Work to be completed
Copy out all the lines in the records that include the word "this".

>> BEGIN

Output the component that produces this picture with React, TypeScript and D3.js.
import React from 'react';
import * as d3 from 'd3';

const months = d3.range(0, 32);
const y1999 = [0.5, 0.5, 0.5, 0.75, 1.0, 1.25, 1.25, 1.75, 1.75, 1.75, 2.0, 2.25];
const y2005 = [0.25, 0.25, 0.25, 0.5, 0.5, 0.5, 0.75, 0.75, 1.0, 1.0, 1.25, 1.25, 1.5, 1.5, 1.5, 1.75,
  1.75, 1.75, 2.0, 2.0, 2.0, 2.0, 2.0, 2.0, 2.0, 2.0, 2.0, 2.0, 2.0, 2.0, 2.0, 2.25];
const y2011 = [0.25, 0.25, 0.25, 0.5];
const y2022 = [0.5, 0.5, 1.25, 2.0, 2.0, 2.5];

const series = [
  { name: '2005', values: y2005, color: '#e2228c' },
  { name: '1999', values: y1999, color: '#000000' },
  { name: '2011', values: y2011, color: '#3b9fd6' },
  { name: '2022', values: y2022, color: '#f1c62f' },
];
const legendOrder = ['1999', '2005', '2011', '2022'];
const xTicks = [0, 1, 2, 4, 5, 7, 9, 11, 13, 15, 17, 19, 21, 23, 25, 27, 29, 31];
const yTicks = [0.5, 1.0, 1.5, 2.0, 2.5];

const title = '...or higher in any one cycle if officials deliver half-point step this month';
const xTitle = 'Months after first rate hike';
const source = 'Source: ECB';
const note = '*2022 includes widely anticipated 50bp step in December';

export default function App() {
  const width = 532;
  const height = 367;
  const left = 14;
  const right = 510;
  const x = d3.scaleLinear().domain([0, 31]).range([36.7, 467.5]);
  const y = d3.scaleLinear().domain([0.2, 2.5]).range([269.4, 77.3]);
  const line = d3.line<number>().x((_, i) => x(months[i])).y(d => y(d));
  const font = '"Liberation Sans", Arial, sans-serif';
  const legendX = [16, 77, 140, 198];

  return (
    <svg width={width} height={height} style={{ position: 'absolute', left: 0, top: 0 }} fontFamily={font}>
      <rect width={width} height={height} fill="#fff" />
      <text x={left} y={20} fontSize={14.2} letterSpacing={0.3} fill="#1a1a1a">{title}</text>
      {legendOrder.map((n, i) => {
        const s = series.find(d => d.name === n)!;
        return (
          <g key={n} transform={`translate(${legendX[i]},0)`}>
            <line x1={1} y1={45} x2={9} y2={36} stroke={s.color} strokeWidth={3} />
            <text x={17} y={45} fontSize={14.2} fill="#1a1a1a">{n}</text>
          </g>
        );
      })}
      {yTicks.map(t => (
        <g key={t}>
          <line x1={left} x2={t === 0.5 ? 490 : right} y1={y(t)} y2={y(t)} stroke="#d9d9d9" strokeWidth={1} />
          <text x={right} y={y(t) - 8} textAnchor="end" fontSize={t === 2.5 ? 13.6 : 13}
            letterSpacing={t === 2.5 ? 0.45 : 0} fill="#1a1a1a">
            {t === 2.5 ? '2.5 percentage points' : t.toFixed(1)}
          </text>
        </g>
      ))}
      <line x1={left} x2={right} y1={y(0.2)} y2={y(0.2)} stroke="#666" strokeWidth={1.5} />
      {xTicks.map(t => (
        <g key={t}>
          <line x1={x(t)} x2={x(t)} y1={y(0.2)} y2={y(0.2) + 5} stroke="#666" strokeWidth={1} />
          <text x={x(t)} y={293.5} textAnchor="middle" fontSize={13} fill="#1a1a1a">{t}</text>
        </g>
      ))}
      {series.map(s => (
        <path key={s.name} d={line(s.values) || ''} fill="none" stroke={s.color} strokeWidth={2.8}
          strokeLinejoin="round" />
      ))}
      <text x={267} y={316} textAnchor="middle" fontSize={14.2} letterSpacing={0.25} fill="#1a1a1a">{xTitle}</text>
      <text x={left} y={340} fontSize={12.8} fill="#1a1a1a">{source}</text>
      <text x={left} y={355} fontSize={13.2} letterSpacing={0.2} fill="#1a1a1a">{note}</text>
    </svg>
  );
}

>> END
>> BEGIN

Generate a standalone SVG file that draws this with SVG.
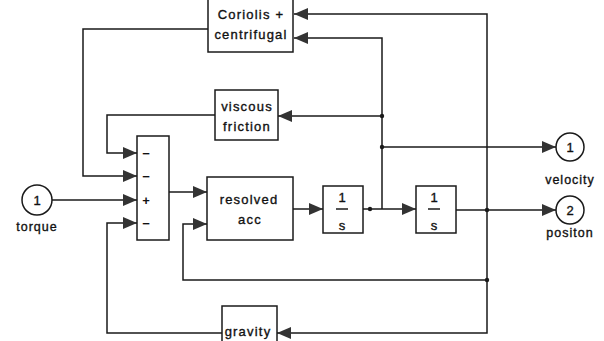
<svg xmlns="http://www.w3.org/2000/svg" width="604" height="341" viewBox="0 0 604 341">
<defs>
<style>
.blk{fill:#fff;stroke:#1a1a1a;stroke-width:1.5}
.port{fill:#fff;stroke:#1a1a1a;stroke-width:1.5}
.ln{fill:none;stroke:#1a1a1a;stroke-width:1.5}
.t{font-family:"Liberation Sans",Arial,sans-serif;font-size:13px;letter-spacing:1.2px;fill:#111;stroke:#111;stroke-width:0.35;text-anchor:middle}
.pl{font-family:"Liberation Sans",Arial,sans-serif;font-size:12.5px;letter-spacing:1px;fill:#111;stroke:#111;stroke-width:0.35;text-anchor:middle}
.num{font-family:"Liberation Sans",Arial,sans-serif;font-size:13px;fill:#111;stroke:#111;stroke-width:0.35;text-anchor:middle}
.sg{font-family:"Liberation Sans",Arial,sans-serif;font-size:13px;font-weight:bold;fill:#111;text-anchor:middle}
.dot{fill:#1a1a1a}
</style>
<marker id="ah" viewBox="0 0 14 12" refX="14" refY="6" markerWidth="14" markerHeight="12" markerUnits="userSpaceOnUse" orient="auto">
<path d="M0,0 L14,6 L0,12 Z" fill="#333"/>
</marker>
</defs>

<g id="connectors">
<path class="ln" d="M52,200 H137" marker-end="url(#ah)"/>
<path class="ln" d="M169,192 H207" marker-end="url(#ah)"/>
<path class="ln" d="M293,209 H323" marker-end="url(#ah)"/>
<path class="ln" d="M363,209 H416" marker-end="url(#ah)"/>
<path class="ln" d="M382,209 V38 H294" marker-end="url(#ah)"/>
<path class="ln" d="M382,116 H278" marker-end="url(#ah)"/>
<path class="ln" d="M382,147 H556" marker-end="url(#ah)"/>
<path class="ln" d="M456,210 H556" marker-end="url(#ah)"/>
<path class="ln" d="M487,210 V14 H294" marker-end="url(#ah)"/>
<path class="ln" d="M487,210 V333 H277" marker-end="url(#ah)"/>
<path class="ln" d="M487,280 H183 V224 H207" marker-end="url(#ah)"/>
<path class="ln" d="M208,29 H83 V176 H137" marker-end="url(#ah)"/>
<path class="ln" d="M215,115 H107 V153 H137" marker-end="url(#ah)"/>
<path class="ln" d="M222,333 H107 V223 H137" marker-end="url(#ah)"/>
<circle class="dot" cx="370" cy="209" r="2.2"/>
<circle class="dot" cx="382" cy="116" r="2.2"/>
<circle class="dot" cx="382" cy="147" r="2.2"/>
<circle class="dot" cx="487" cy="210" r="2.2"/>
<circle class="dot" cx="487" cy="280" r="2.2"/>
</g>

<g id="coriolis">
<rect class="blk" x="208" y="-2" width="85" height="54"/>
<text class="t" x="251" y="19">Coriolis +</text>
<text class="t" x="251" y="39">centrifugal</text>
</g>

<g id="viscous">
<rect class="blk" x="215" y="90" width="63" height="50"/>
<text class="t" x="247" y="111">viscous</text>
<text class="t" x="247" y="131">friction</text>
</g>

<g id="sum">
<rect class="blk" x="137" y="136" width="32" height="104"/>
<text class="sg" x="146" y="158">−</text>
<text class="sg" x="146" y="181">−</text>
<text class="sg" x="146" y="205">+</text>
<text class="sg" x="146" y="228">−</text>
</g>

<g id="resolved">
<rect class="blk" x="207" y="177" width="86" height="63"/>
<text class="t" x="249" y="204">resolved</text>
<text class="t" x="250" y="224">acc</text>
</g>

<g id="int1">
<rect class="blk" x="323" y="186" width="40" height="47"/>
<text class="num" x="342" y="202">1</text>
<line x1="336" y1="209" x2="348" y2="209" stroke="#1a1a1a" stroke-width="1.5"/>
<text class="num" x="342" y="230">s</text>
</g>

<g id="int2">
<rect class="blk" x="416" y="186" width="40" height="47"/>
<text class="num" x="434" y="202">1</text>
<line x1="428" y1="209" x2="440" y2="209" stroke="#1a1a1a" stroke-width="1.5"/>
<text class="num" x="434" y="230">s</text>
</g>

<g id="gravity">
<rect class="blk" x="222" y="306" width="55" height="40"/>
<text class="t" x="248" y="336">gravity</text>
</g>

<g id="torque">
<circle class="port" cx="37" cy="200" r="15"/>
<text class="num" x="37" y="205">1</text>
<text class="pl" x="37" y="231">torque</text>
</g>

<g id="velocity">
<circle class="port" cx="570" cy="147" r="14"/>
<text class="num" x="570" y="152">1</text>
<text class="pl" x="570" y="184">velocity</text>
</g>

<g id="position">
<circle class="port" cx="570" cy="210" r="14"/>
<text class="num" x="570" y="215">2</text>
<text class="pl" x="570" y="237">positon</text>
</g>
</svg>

>> END

Worked answer
Output the component that produces this picture with React, TypeScript and D3.js.
const title = '...or higher in any one cycle if officials deliver half-point step this month';
Generate a standalone SVG file that draws this with SVG.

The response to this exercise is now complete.